▶ [What is expected]: Everything from the first line down to the line containing "(788,66) rectangle (991,357);" is to be retyped exactly, both ends included, with pictures left out.

▶ [Information supplied]:
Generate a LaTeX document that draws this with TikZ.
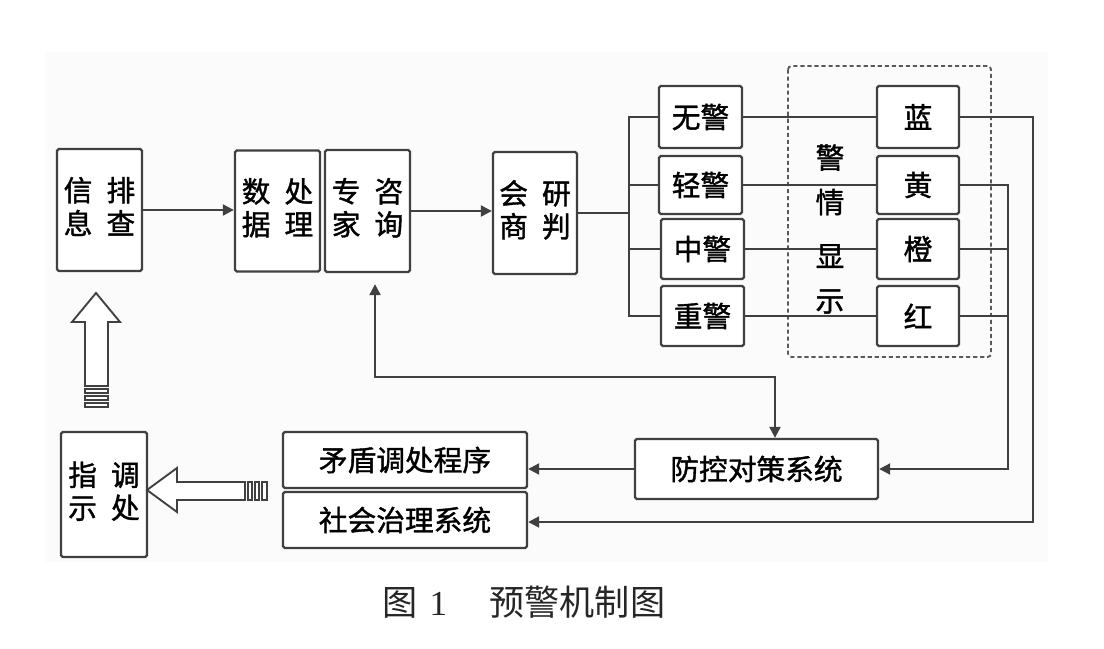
\documentclass[tikz,border=0pt]{standalone}
\usepackage{fontspec}
\setmainfont{Noto Sans CJK SC}
\newfontfamily\boldcjk{Noto Sans CJK SC}[FakeBold=1.3]
\newfontfamily\numfont{Liberation Serif}
\usetikzlibrary{arrows.meta}
\newcommand\bxfont{\boldcjk\fontsize{24.5pt}{25pt}\selectfont}
\newcommand\tcol[4]{\begin{tabular}{@{}c@{\hspace{12pt}}c@{}}#1&#3\\#2&#4\end{tabular}}
\begin{document}
\begin{tikzpicture}[x=0.03cm,y=-0.03cm,
  box/.style={draw=black!75, line width=2pt, fill=white, inner sep=0pt, rounded corners=1.5pt, font=\bxfont},
  ln/.style={draw=black!75, line width=1.8pt},
  arr/.style={ln, -{Triangle[length=0.33cm,width=0.33cm]}},
  arrb/.style={ln, {Triangle[length=0.33cm,width=0.33cm]}-{Triangle[length=0.33cm,width=0.33cm]}},
  hollow/.style={draw=black!75, line width=1.6pt, fill=white, line join=miter}
]
\useasboundingbox (0,0) rectangle (1104,648);
\fill[black!1.5] (45,52) rectangle (1048,562);

% dashed display group
\draw[draw=black!65, line width=1.6pt, dash pattern=on 3.5pt off 2.5pt, rounded corners=3pt] (788,66) rectangle (991,357);

% left column of boxes
\node[box, minimum width=2.55cm, minimum height=3.66cm] (xinxi) at (99.5,210) {\tcol{信}{息}{排}{查}};
\node[box, minimum width=2.55cm, minimum height=3.63cm] (shuju) at (277.5,211) {\tcol{数}{据}{处}{理}};
\node[box, minimum width=2.55cm, minimum height=3.66cm] (zhuanjia) at (367.5,211) {\tcol{专}{家}{咨}{询}};
\node[box, minimum width=2.52cm, minimum height=3.66cm] (huishang) at (535,213) {\tcol{会}{商}{研}{判}};

% warning levels
\node[box, minimum width=2.49cm, minimum height=1.86cm] (wu) at (700.5,117) {无警};
\node[box, minimum width=2.49cm, minimum height=1.74cm] (qingj) at (700.5,185) {轻警};
\node[box, minimum width=2.49cm, minimum height=1.80cm] (zhongj) at (702.5,249) {中警};
\node[box, minimum width=2.49cm, minimum height=1.80cm] (zhongjing) at (702.5,316) {重警};

% colours
\node[box, minimum width=2.46cm, minimum height=1.86cm] (lan) at (918,117) {蓝};
\node[box, minimum width=2.46cm, minimum height=1.74cm] (huang) at (918,185) {黄};
\node[box, minimum width=2.46cm, minimum height=1.80cm] (cheng) at (918,249) {橙};
\node[box, minimum width=2.46cm, minimum height=1.80cm] (hong) at (918,316) {红};

% bottom boxes
\node[box, minimum width=7.29cm, minimum height=1.80cm] (fangkong) at (756.5,469) {防控对策系统};
\node[box, minimum width=7.32cm, minimum height=1.68cm] (maodun) at (405,460) {矛盾调处程序};
\node[box, minimum width=7.32cm, minimum height=1.68cm] (shehui) at (405,520) {社会治理系统};
\node[box, minimum width=2.58cm, minimum height=3.75cm] (zhishi) at (104,494.5) {\tcol{指}{示}{调}{处}};

% connectors
\draw[arr] (xinxi.east) -- (xinxi.east -| shuju.west);
\draw[arr] (zhuanjia.east) -- (zhuanjia.east -| huishang.west);

\coordinate (bt) at (629,117);
\draw[ln] (wu.west) -- (wu.west -| bt) -- (zhongjing.west -| bt) -- (zhongjing.west);
\draw[ln] (qingj.west) -- (qingj.west -| bt);
\draw[ln] (zhongj.west) -- (zhongj.west -| bt);
\draw[ln] (huishang.east) -- (huishang.east -| bt);

\draw[ln] (wu.east) -- (lan.west);
\draw[ln] (qingj.east) -- (huang.west);
\draw[ln] (zhongj.east) -- (cheng.west);
\draw[ln] (zhongjing.east) -- (hong.west);

\node[font=\boldcjk\fontsize{24.5pt}{38pt}\selectfont, align=center, inner sep=0pt] (jq) at (830,229) {警\\情\\[8pt]显\\示};

\coordinate (ra) at (1033,522);
\coordinate (rb) at (1008,469);
\draw[arr] (lan.east) -| (ra) -- (ra -| shehui.east);
\draw[arr] (huang.east) -| (rb) -- (rb -| fangkong.east);
\draw[ln] (cheng.east) -- (cheng.east -| rb);
\draw[ln] (hong.east) -- (hong.east -| rb);

\draw[arr] (fangkong.west) -- (fangkong.west -| maodun.east);

\coordinate (m1) at (375,377);
\coordinate (m2) at (775,377);
\draw[arrb] ([yshift=-0.33cm]zhuanjia.south -| m1) -- (m1) -- (m2) -- (m2 |- fangkong.north);

% hollow striped arrows
\draw[hollow] (96,293) -- (120,322) -- (108,322) -- (108,386) -- (85,386) -- (85,322) -- (72,322) -- cycle;
\draw[hollow] (85,389) rectangle (108,393);
\draw[hollow] (85,396) rectangle (108,400);
\draw[hollow] (85,403) rectangle (108,407);

\draw[hollow] (147,490) -- (177,468) -- (177,482) -- (245,482) -- (245,500) -- (177,500) -- (177,512) -- cycle;
\draw[hollow] (248,482) rectangle (252,500);
\draw[hollow] (255,482) rectangle (259,500);
\draw[hollow] (262,482) rectangle (267,500);

% caption
\node[font=\fontsize{30pt}{30pt}\selectfont, text=black!85, inner sep=0pt] (cap) at (524,602) {图\hspace{10pt}{\numfont 1}\hspace{36pt}预警机制图};
\end{tikzpicture}
\end{document}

▶ [Task result]:
Generate a LaTeX document that draws this with TikZ.
\documentclass[tikz,border=0pt]{standalone}
\usepackage{fontspec}
\setmainfont{Noto Sans CJK SC}
\newfontfamily\boldcjk{Noto Sans CJK SC}[FakeBold=1.3]
\newfontfamily\numfont{Liberation Serif}
\usetikzlibrary{arrows.meta}
\newcommand\bxfont{\boldcjk\fontsize{24.5pt}{25pt}\selectfont}
\newcommand\tcol[4]{\begin{tabular}{@{}c@{\hspace{12pt}}c@{}}#1&#3\\#2&#4\end{tabular}}
\begin{document}
\begin{tikzpicture}[x=0.03cm,y=-0.03cm,
  box/.style={draw=black!75, line width=2pt, fill=white, inner sep=0pt, rounded corners=1.5pt, font=\bxfont},
  ln/.style={draw=black!75, line width=1.8pt},
  arr/.style={ln, -{Triangle[length=0.33cm,width=0.33cm]}},
  arrb/.style={ln, {Triangle[length=0.33cm,width=0.33cm]}-{Triangle[length=0.33cm,width=0.33cm]}},
  hollow/.style={draw=black!75, line width=1.6pt, fill=white, line join=miter}
]
\useasboundingbox (0,0) rectangle (1104,648);
\fill[black!1.5] (45,52) rectangle (1048,562);

% dashed display group
\draw[draw=black!65, line width=1.6pt, dash pattern=on 3.5pt off 2.5pt, rounded corners=3pt] (788,66) rectangle (991,357);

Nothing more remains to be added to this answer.